EXERCISE TASK >> Write the data below out exactly as it stands. Do not include the pictures.

DATA PROVIDED >>
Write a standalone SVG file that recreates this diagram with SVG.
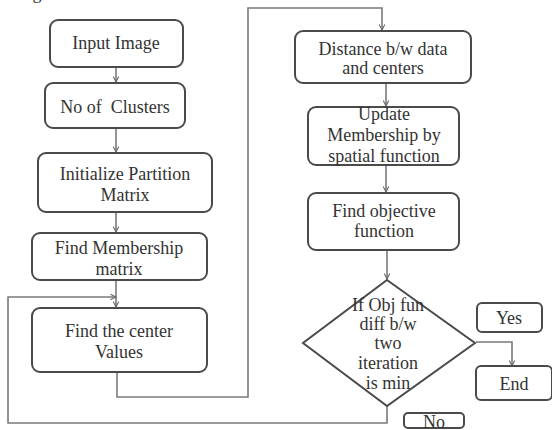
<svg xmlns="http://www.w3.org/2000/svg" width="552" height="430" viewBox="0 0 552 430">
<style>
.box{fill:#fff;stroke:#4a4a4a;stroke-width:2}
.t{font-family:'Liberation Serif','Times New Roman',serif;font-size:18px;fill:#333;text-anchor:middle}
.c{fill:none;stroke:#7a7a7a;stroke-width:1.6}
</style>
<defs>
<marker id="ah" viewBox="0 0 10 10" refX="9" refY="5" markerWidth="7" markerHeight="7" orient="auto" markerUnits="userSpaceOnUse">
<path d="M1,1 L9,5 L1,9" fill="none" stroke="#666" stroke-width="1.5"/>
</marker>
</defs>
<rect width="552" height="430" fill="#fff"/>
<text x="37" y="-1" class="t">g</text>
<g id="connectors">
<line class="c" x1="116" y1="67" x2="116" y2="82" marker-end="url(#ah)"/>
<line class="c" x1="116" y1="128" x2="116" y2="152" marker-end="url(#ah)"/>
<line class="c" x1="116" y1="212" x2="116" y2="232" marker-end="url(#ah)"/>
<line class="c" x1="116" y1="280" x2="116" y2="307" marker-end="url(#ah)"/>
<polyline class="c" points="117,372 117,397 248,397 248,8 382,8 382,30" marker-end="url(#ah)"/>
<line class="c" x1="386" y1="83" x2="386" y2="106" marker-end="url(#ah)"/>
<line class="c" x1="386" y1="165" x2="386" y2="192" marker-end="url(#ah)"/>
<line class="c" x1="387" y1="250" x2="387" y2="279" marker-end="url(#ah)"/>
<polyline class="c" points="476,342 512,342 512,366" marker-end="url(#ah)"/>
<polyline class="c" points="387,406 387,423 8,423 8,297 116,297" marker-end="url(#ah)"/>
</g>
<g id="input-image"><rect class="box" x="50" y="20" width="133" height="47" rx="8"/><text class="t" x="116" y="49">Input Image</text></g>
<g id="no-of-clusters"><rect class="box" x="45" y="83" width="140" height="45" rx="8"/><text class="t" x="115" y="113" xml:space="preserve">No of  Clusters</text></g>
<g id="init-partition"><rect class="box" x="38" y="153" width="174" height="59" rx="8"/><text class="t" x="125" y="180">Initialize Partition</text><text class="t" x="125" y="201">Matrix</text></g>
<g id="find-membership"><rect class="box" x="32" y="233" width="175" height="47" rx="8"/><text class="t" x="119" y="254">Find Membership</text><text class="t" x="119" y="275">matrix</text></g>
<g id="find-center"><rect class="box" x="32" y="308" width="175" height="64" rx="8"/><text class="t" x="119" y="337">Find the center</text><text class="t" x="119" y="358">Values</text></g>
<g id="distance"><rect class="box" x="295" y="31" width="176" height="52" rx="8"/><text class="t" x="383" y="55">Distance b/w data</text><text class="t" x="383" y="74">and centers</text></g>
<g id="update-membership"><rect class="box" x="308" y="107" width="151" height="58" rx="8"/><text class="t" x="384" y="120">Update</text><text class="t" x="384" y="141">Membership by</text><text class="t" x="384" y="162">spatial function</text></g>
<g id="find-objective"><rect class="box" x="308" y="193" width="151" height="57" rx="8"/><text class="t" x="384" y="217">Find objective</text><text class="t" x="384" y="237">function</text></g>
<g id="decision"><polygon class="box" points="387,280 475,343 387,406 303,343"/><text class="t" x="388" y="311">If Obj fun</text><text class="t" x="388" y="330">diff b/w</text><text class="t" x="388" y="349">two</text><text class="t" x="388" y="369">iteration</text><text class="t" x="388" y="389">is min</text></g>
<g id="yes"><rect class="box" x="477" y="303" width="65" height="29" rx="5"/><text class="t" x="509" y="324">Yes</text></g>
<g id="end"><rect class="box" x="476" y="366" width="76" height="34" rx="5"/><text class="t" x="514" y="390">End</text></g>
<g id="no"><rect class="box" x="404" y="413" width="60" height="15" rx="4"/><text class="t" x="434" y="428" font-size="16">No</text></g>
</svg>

RESULT >>
Write a standalone SVG file that recreates this diagram with SVG.
<svg xmlns="http://www.w3.org/2000/svg" width="552" height="430" viewBox="0 0 552 430">
<style>
.box{fill:#fff;stroke:#4a4a4a;stroke-width:2}
.t{font-family:'Liberation Serif','Times New Roman',serif;font-size:18px;fill:#333;text-anchor:middle}
.c{fill:none;stroke:#7a7a7a;stroke-width:1.6}
</style>
<defs>
<marker id="ah" viewBox="0 0 10 10" refX="9" refY="5" markerWidth="7" markerHeight="7" orient="auto" markerUnits="userSpaceOnUse">
<path d="M1,1 L9,5 L1,9" fill="none" stroke="#666" stroke-width="1.5"/>
</marker>
</defs>
<rect width="552" height="430" fill="#fff"/>
<text x="37" y="-1" class="t">g</text>
<g id="connectors">
<line class="c" x1="116" y1="67" x2="116" y2="82" marker-end="url(#ah)"/>
<line class="c" x1="116" y1="128" x2="116" y2="152" marker-end="url(#ah)"/>
<line class="c" x1="116" y1="212" x2="116" y2="232" marker-end="url(#ah)"/>
<line class="c" x1="116" y1="280" x2="116" y2="307" marker-end="url(#ah)"/>
<polyline class="c" points="117,372 117,397 248,397 248,8 382,8 382,30" marker-end="url(#ah)"/>
<line class="c" x1="386" y1="83" x2="386" y2="106" marker-end="url(#ah)"/>
<line class="c" x1="386" y1="165" x2="386" y2="192" marker-end="url(#ah)"/>
<line class="c" x1="387" y1="250" x2="387" y2="279" marker-end="url(#ah)"/>
<polyline class="c" points="476,342 512,342 512,366" marker-end="url(#ah)"/>
<polyline class="c" points="387,406 387,423 8,423 8,297 116,297" marker-end="url(#ah)"/>
</g>
<g id="input-image"><rect class="box" x="50" y="20" width="133" height="47" rx="8"/><text class="t" x="116" y="49">Input Image</text></g>
<g id="no-of-clusters"><rect class="box" x="45" y="83" width="140" height="45" rx="8"/><text class="t" x="115" y="113" xml:space="preserve">No of  Clusters</text></g>
<g id="init-partition"><rect class="box" x="38" y="153" width="174" height="59" rx="8"/><text class="t" x="125" y="180">Initialize Partition</text><text class="t" x="125" y="201">Matrix</text></g>
<g id="find-membership"><rect class="box" x="32" y="233" width="175" height="47" rx="8"/><text class="t" x="119" y="254">Find Membership</text><text class="t" x="119" y="275">matrix</text></g>
<g id="find-center"><rect class="box" x="32" y="308" width="175" height="64" rx="8"/><text class="t" x="119" y="337">Find the center</text><text class="t" x="119" y="358">Values</text></g>
<g id="distance"><rect class="box" x="295" y="31" width="176" height="52" rx="8"/><text class="t" x="383" y="55">Distance b/w data</text><text class="t" x="383" y="74">and centers</text></g>
<g id="update-membership"><rect class="box" x="308" y="107" width="151" height="58" rx="8"/><text class="t" x="384" y="120">Update</text><text class="t" x="384" y="141">Membership by</text><text class="t" x="384" y="162">spatial function</text></g>
<g id="find-objective"><rect class="box" x="308" y="193" width="151" height="57" rx="8"/><text class="t" x="384" y="217">Find objective</text><text class="t" x="384" y="237">function</text></g>
<g id="decision"><polygon class="box" points="387,280 475,343 387,406 303,343"/><text class="t" x="388" y="311">If Obj fun</text><text class="t" x="388" y="330">diff b/w</text><text class="t" x="388" y="349">two</text><text class="t" x="388" y="369">iteration</text><text class="t" x="388" y="389">is min</text></g>
<g id="yes"><rect class="box" x="477" y="303" width="65" height="29" rx="5"/><text class="t" x="509" y="324">Yes</text></g>
<g id="end"><rect class="box" x="476" y="366" width="76" height="34" rx="5"/><text class="t" x="514" y="390">End</text></g>
<g id="no"><rect class="box" x="404" y="413" width="60" height="15" rx="4"/><text class="t" x="434" y="428" font-size="16">No</text></g>
</svg>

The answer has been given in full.